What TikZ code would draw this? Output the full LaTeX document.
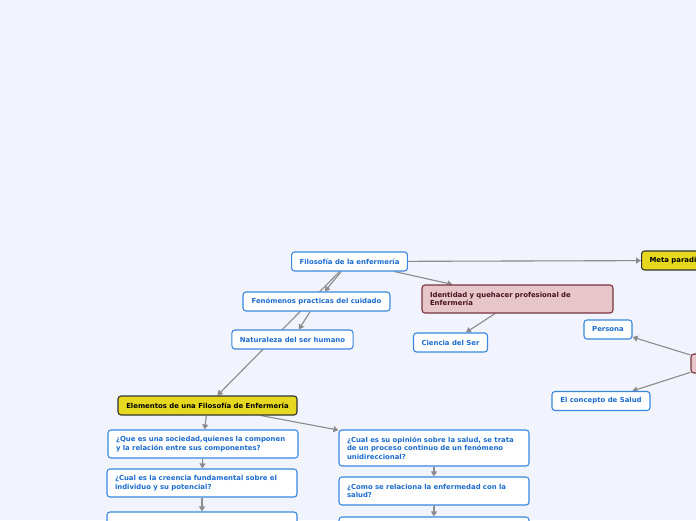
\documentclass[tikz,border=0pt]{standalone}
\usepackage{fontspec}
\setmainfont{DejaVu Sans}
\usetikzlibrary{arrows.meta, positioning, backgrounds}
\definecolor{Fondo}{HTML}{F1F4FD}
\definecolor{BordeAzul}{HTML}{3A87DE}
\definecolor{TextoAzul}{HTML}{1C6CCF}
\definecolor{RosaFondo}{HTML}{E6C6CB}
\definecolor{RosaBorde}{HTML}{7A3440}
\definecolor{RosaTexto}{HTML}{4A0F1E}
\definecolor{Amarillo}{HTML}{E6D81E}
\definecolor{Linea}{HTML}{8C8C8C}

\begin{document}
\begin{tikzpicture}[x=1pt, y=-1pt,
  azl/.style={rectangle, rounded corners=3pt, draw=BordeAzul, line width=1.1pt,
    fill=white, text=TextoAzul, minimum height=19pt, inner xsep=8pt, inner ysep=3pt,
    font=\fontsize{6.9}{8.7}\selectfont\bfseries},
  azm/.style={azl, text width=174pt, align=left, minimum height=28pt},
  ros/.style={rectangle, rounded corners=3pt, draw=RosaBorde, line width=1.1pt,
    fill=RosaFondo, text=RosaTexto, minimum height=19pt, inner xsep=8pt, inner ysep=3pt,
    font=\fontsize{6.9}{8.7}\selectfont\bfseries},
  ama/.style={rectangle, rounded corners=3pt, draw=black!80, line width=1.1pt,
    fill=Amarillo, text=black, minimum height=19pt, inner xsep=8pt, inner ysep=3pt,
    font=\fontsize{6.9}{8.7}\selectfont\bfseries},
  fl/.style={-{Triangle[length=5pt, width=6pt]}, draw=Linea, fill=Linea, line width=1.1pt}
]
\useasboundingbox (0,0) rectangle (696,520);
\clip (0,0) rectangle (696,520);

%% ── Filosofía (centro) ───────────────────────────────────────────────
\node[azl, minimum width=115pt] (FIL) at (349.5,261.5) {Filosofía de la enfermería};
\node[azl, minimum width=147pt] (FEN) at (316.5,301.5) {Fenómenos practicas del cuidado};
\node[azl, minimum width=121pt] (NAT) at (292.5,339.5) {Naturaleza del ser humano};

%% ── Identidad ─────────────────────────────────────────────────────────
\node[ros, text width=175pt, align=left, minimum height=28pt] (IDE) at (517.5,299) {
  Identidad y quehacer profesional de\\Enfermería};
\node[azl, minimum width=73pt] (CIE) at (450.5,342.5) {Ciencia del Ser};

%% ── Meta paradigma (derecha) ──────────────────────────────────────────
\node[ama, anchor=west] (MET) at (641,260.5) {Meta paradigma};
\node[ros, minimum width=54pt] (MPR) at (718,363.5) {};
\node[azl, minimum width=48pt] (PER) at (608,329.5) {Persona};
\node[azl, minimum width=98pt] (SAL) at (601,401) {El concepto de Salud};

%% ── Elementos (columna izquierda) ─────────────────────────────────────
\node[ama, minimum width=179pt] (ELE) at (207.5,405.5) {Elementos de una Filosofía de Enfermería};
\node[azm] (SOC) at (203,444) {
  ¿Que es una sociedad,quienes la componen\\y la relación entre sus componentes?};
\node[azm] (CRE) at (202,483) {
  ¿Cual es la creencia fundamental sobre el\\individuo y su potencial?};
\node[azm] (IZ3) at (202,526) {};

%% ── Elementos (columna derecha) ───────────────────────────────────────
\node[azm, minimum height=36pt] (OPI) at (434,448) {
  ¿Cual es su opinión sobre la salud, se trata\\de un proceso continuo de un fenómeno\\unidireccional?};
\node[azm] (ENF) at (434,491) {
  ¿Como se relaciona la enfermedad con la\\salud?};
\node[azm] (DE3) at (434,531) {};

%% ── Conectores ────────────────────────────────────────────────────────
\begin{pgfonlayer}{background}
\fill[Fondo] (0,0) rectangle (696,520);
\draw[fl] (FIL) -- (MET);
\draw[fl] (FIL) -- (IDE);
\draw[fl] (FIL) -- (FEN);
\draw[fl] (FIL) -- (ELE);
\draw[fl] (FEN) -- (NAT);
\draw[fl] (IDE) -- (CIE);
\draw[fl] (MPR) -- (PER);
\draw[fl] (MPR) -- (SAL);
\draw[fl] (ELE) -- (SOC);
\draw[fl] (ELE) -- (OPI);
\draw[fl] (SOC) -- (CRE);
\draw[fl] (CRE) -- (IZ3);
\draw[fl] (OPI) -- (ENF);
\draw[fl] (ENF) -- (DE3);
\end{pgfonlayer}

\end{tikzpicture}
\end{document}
######
**PROBLEM TO SOLVE:** Transcribe the preceding listing in its entirety and with exact wording, leaving out pictures.

**ANSWER:**
What TikZ code would draw this? Output the full LaTeX document.
\documentclass[tikz,border=0pt]{standalone}
\usepackage{fontspec}
\setmainfont{DejaVu Sans}
\usetikzlibrary{arrows.meta, positioning, backgrounds}
\definecolor{Fondo}{HTML}{F1F4FD}
\definecolor{BordeAzul}{HTML}{3A87DE}
\definecolor{TextoAzul}{HTML}{1C6CCF}
\definecolor{RosaFondo}{HTML}{E6C6CB}
\definecolor{RosaBorde}{HTML}{7A3440}
\definecolor{RosaTexto}{HTML}{4A0F1E}
\definecolor{Amarillo}{HTML}{E6D81E}
\definecolor{Linea}{HTML}{8C8C8C}

\begin{document}
\begin{tikzpicture}[x=1pt, y=-1pt,
  azl/.style={rectangle, rounded corners=3pt, draw=BordeAzul, line width=1.1pt,
    fill=white, text=TextoAzul, minimum height=19pt, inner xsep=8pt, inner ysep=3pt,
    font=\fontsize{6.9}{8.7}\selectfont\bfseries},
  azm/.style={azl, text width=174pt, align=left, minimum height=28pt},
  ros/.style={rectangle, rounded corners=3pt, draw=RosaBorde, line width=1.1pt,
    fill=RosaFondo, text=RosaTexto, minimum height=19pt, inner xsep=8pt, inner ysep=3pt,
    font=\fontsize{6.9}{8.7}\selectfont\bfseries},
  ama/.style={rectangle, rounded corners=3pt, draw=black!80, line width=1.1pt,
    fill=Amarillo, text=black, minimum height=19pt, inner xsep=8pt, inner ysep=3pt,
    font=\fontsize{6.9}{8.7}\selectfont\bfseries},
  fl/.style={-{Triangle[length=5pt, width=6pt]}, draw=Linea, fill=Linea, line width=1.1pt}
]
\useasboundingbox (0,0) rectangle (696,520);
\clip (0,0) rectangle (696,520);

%% ── Filosofía (centro) ───────────────────────────────────────────────
\node[azl, minimum width=115pt] (FIL) at (349.5,261.5) {Filosofía de la enfermería};
\node[azl, minimum width=147pt] (FEN) at (316.5,301.5) {Fenómenos practicas del cuidado};
\node[azl, minimum width=121pt] (NAT) at (292.5,339.5) {Naturaleza del ser humano};

%% ── Identidad ─────────────────────────────────────────────────────────
\node[ros, text width=175pt, align=left, minimum height=28pt] (IDE) at (517.5,299) {
  Identidad y quehacer profesional de\\Enfermería};
\node[azl, minimum width=73pt] (CIE) at (450.5,342.5) {Ciencia del Ser};

%% ── Meta paradigma (derecha) ──────────────────────────────────────────
\node[ama, anchor=west] (MET) at (641,260.5) {Meta paradigma};
\node[ros, minimum width=54pt] (MPR) at (718,363.5) {};
\node[azl, minimum width=48pt] (PER) at (608,329.5) {Persona};
\node[azl, minimum width=98pt] (SAL) at (601,401) {El concepto de Salud};

%% ── Elementos (columna izquierda) ─────────────────────────────────────
\node[ama, minimum width=179pt] (ELE) at (207.5,405.5) {Elementos de una Filosofía de Enfermería};
\node[azm] (SOC) at (203,444) {
  ¿Que es una sociedad,quienes la componen\\y la relación entre sus componentes?};
\node[azm] (CRE) at (202,483) {
  ¿Cual es la creencia fundamental sobre el\\individuo y su potencial?};
\node[azm] (IZ3) at (202,526) {};

%% ── Elementos (columna derecha) ───────────────────────────────────────
\node[azm, minimum height=36pt] (OPI) at (434,448) {
  ¿Cual es su opinión sobre la salud, se trata\\de un proceso continuo de un fenómeno\\unidireccional?};
\node[azm] (ENF) at (434,491) {
  ¿Como se relaciona la enfermedad con la\\salud?};
\node[azm] (DE3) at (434,531) {};

%% ── Conectores ────────────────────────────────────────────────────────
\begin{pgfonlayer}{background}
\fill[Fondo] (0,0) rectangle (696,520);
\draw[fl] (FIL) -- (MET);
\draw[fl] (FIL) -- (IDE);
\draw[fl] (FIL) -- (FEN);
\draw[fl] (FIL) -- (ELE);
\draw[fl] (FEN) -- (NAT);
\draw[fl] (IDE) -- (CIE);
\draw[fl] (MPR) -- (PER);
\draw[fl] (MPR) -- (SAL);
\draw[fl] (ELE) -- (SOC);
\draw[fl] (ELE) -- (OPI);
\draw[fl] (SOC) -- (CRE);
\draw[fl] (CRE) -- (IZ3);
\draw[fl] (OPI) -- (ENF);
\draw[fl] (ENF) -- (DE3);
\end{pgfonlayer}

\end{tikzpicture}
\end{document}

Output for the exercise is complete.